Work to be completed
Print exactly the lines that run from the line containing "Emit a Python" to the line containing "return (H - B - y) / PH", both included, and nothing else; pictures stay out.

Input for this task
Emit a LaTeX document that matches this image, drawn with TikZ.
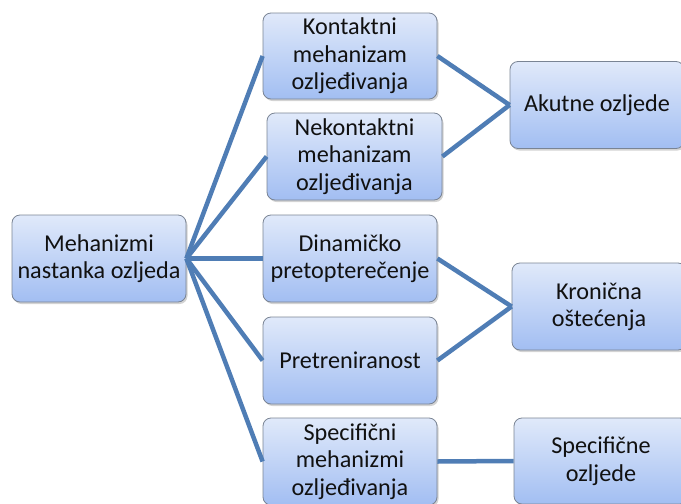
\documentclass[tikz,border=0pt]{standalone}
\usepackage{fontspec}
\setmainfont{Carlito}
\usetikzlibrary{shadows}
\definecolor{linkblue}{HTML}{4F7DB5}
\definecolor{boxtop}{HTML}{E0E9FA}
\definecolor{boxbot}{HTML}{A2BEF2}
\definecolor{boxline}{HTML}{7A8494}
\definecolor{txt}{HTML}{111111}
\begin{document}
\begin{tikzpicture}[x=1pt,y=-1pt,
  box/.style={draw=boxline, line width=0.8pt, rounded corners=8pt,
    top color=boxtop, bottom color=boxbot, align=center, text=txt,
    font=\fontsize{24.2}{27.5}\selectfont, inner sep=0pt,
    drop shadow={shadow xshift=1.5pt, shadow yshift=-2pt, opacity=0.35, fill=gray}},
  link/.style={draw=linkblue, line width=4.5pt}]
\useasboundingbox (0,0) rectangle (681,504);
\clip (0,0) rectangle (681,504);
\node[box, minimum width=174pt, minimum height=87pt] (root) at (99,258.5) {Mehanizmi\\nastanka ozljeda};
\node[box, minimum width=174pt, minimum height=86pt] (k) at (350,56) {Kontaktni\\mehanizam\\ozljeđivanja};
\node[box, minimum width=175pt, minimum height=87pt] (nk) at (354.5,156.5) {Nekontaktni\\mehanizam\\ozljeđivanja};
\node[box, minimum width=174pt, minimum height=87pt] (d) at (350,258.5) {Dinamičko\\pretopterečenje};
\node[box, minimum width=174pt, minimum height=87pt] (p) at (350,360.5) {Pretreniranost};
\node[box, minimum width=174pt, minimum height=87pt] (s) at (350,461.5) {Specifični\\mehanizmi\\ozljeđivanja};
\node[box, minimum width=174pt, minimum height=87pt] (ak) at (597,105) {Akutne ozljede};
\node[box, minimum width=174pt, minimum height=87pt] (kr) at (599,306.5) {Kronična\\oštećenja};
\node[box, minimum width=174pt, minimum height=86pt] (sp) at (601,461) {Specifične\\ozljede};
\draw[link] (root.east) -- (k.west);
\draw[link] (root.east) -- (nk.west);
\draw[link] (root.east) -- (d.west);
\draw[link] (root.east) -- (p.west);
\draw[link] (root.east) -- (s.west);
\draw[link] (k.east) -- (ak.west);
\draw[link] (nk.east) -- (ak.west);
\draw[link] (d.east) -- (kr.west);
\draw[link] (p.east) -- (kr.west);
\draw[link] (s.east) -- (sp.west);
\end{tikzpicture}
\end{document}
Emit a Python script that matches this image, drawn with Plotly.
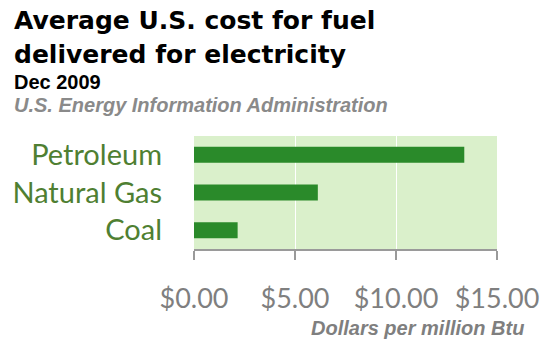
import plotly.graph_objects as go

categories = ["Petroleum", "Natural Gas", "Coal"]
values = [13.38, 6.13, 2.16]
tick_vals = [0, 5, 10, 15]
tick_text = ["$0.00", "$5.00", "$10.00", "$15.00"]

W, H = 551, 358
L, R, T, B = 193, 53, 136, 109
PW, PH = W - L - R, H - T - B

def px_x(x):
    return (x - L) / PW

def px_y(y):
    return (H - B - y) / PH

fig = go.Figure(go.Bar(
    x=values, y=categories, orientation="h",
    marker=dict(color="#2a8a2a", line=dict(width=0)),
    hoverinfo="skip",
))

fig.update_layout(
    width=W, height=H,
    margin=dict(l=L, r=R, t=T, b=B),
    paper_bgcolor="white",
    plot_bgcolor="#daf0cb",
    bargap=0.576,
    showlegend=False,
    xaxis=dict(
        range=[0, 15], tickvals=tick_vals, ticktext=tick_text,
        showgrid=True, gridcolor="white", gridwidth=1.2,
        zeroline=False, showline=True, linecolor="#9a9a9a", linewidth=1.5,
        ticks="outside", ticklen=9, tickcolor="#9a9a9a", tickwidth=1.5,
        tickfont=dict(family="Lato", size=27, color="#7f7f7f"),
        ticklabelstandoff=16,
        fixedrange=True,
    ),
    yaxis=dict(
        categoryorder="array", categoryarray=list(reversed(categories)),
        showgrid=False, zeroline=False, showline=False, ticks="",
        tickfont=dict(family="Lato", size=29, color="#4f7f32"),
        ticklabelstandoff=31,
        fixedrange=True,
    ),
)

ann = [
    dict(text="<b>Average U.S. cost for fuel</b>", x=px_x(10), y=px_y(20),
         font=dict(family="DejaVu Sans", size=25, color="black")),
    dict(text="<b>delivered for electricity</b>", x=px_x(10), y=px_y(54),
         font=dict(family="DejaVu Sans", size=25, color="black")),
    dict(text="<b>Dec 2009</b>", x=px_x(10), y=px_y(82),
         font=dict(family="Liberation Sans", size=20, color="black")),
    dict(text="<b><i>U.S. Energy Information Administration</i></b>", x=px_x(10), y=px_y(105),
         font=dict(family="Liberation Sans", size=20, color="#8a8a8a")),
]
for a in ann:
    fig.add_annotation(xref="paper", yref="paper", xanchor="left", yanchor="middle",
                       showarrow=False, **a)

fig.add_annotation(xref="paper", yref="paper", x=px_x(527), y=px_y(328),
                   xanchor="right", yanchor="middle", showarrow=False,
                   text="<b><i>Dollars per million Btu</i></b>",
                   font=dict(family="Liberation Sans", size=20, color="#7f7f7f"))

fig.write_html("out.html", config={"displayModeBar": False},
               post_script="document.body.style.margin='0';")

Reply
Emit a Python script that matches this image, drawn with Plotly.
import plotly.graph_objects as go

categories = ["Petroleum", "Natural Gas", "Coal"]
values = [13.38, 6.13, 2.16]
tick_vals = [0, 5, 10, 15]
tick_text = ["$0.00", "$5.00", "$10.00", "$15.00"]

W, H = 551, 358
L, R, T, B = 193, 53, 136, 109
PW, PH = W - L - R, H - T - B

def px_x(x):
    return (x - L) / PW

def px_y(y):
    return (H - B - y) / PH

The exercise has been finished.